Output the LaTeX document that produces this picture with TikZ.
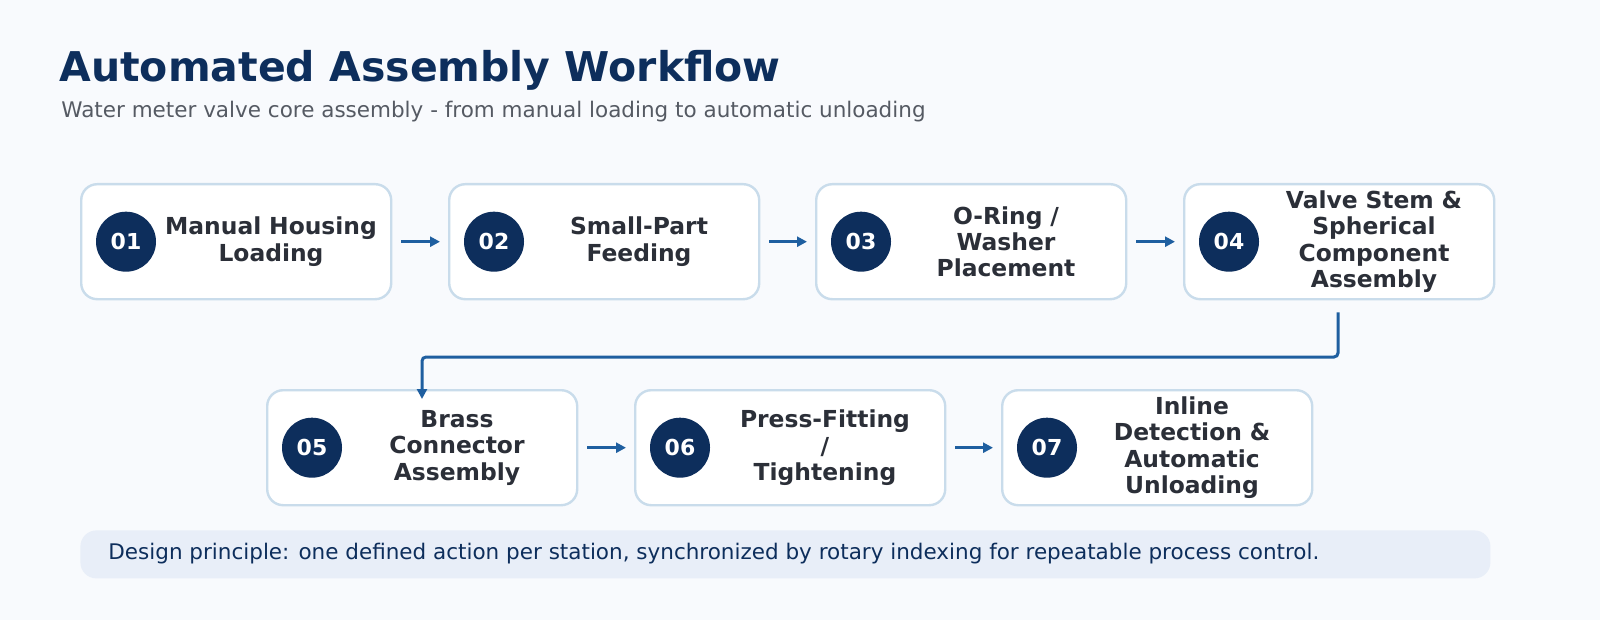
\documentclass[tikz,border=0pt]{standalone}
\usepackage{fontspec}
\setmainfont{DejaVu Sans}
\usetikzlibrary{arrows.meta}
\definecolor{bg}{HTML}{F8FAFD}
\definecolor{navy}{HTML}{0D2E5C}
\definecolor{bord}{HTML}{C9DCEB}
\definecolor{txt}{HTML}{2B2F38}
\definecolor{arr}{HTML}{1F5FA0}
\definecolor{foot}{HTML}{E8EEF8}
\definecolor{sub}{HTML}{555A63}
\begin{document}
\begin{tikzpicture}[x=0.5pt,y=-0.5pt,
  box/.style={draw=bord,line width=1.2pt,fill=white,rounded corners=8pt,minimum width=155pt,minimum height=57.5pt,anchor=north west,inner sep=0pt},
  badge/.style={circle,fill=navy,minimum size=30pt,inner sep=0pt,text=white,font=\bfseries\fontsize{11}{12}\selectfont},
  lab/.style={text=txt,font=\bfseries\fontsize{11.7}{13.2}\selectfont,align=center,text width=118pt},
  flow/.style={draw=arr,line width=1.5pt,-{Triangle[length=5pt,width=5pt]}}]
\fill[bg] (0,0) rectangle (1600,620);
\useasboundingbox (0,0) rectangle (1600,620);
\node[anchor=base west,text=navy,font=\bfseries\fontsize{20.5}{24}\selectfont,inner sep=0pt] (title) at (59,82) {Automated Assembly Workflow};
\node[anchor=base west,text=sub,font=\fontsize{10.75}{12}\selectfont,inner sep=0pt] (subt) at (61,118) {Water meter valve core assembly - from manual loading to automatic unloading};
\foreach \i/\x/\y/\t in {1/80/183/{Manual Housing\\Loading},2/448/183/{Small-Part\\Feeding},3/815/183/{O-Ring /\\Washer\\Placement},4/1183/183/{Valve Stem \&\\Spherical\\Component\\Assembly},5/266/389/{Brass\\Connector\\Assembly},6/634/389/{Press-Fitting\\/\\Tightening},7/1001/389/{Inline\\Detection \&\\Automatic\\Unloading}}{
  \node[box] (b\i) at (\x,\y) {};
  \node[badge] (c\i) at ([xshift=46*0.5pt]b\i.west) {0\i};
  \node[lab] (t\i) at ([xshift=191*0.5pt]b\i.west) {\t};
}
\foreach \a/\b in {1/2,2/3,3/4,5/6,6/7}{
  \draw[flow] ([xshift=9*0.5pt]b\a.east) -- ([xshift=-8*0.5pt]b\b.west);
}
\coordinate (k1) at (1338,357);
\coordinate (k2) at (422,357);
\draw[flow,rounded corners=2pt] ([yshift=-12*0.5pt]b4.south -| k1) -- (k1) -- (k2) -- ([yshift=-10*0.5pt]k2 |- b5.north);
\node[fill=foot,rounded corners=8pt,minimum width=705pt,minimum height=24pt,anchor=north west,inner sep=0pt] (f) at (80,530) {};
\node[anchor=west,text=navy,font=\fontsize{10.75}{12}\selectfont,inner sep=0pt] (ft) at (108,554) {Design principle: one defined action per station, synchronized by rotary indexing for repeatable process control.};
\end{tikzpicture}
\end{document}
#####
#### The problem
Restate the whole listing above exactly, please, omitting every image.

#### Task answer
Output the LaTeX document that produces this picture with TikZ.
\documentclass[tikz,border=0pt]{standalone}
\usepackage{fontspec}
\setmainfont{DejaVu Sans}
\usetikzlibrary{arrows.meta}
\definecolor{bg}{HTML}{F8FAFD}
\definecolor{navy}{HTML}{0D2E5C}
\definecolor{bord}{HTML}{C9DCEB}
\definecolor{txt}{HTML}{2B2F38}
\definecolor{arr}{HTML}{1F5FA0}
\definecolor{foot}{HTML}{E8EEF8}
\definecolor{sub}{HTML}{555A63}
\begin{document}
\begin{tikzpicture}[x=0.5pt,y=-0.5pt,
  box/.style={draw=bord,line width=1.2pt,fill=white,rounded corners=8pt,minimum width=155pt,minimum height=57.5pt,anchor=north west,inner sep=0pt},
  badge/.style={circle,fill=navy,minimum size=30pt,inner sep=0pt,text=white,font=\bfseries\fontsize{11}{12}\selectfont},
  lab/.style={text=txt,font=\bfseries\fontsize{11.7}{13.2}\selectfont,align=center,text width=118pt},
  flow/.style={draw=arr,line width=1.5pt,-{Triangle[length=5pt,width=5pt]}}]
\fill[bg] (0,0) rectangle (1600,620);
\useasboundingbox (0,0) rectangle (1600,620);
\node[anchor=base west,text=navy,font=\bfseries\fontsize{20.5}{24}\selectfont,inner sep=0pt] (title) at (59,82) {Automated Assembly Workflow};
\node[anchor=base west,text=sub,font=\fontsize{10.75}{12}\selectfont,inner sep=0pt] (subt) at (61,118) {Water meter valve core assembly - from manual loading to automatic unloading};
\foreach \i/\x/\y/\t in {1/80/183/{Manual Housing\\Loading},2/448/183/{Small-Part\\Feeding},3/815/183/{O-Ring /\\Washer\\Placement},4/1183/183/{Valve Stem \&\\Spherical\\Component\\Assembly},5/266/389/{Brass\\Connector\\Assembly},6/634/389/{Press-Fitting\\/\\Tightening},7/1001/389/{Inline\\Detection \&\\Automatic\\Unloading}}{
  \node[box] (b\i) at (\x,\y) {};
  \node[badge] (c\i) at ([xshift=46*0.5pt]b\i.west) {0\i};
  \node[lab] (t\i) at ([xshift=191*0.5pt]b\i.west) {\t};
}
\foreach \a/\b in {1/2,2/3,3/4,5/6,6/7}{
  \draw[flow] ([xshift=9*0.5pt]b\a.east) -- ([xshift=-8*0.5pt]b\b.west);
}
\coordinate (k1) at (1338,357);
\coordinate (k2) at (422,357);
\draw[flow,rounded corners=2pt] ([yshift=-12*0.5pt]b4.south -| k1) -- (k1) -- (k2) -- ([yshift=-10*0.5pt]k2 |- b5.north);
\node[fill=foot,rounded corners=8pt,minimum width=705pt,minimum height=24pt,anchor=north west,inner sep=0pt] (f) at (80,530) {};
\node[anchor=west,text=navy,font=\fontsize{10.75}{12}\selectfont,inner sep=0pt] (ft) at (108,554) {Design principle: one defined action per station, synchronized by rotary indexing for repeatable process control.};
\end{tikzpicture}
\end{document}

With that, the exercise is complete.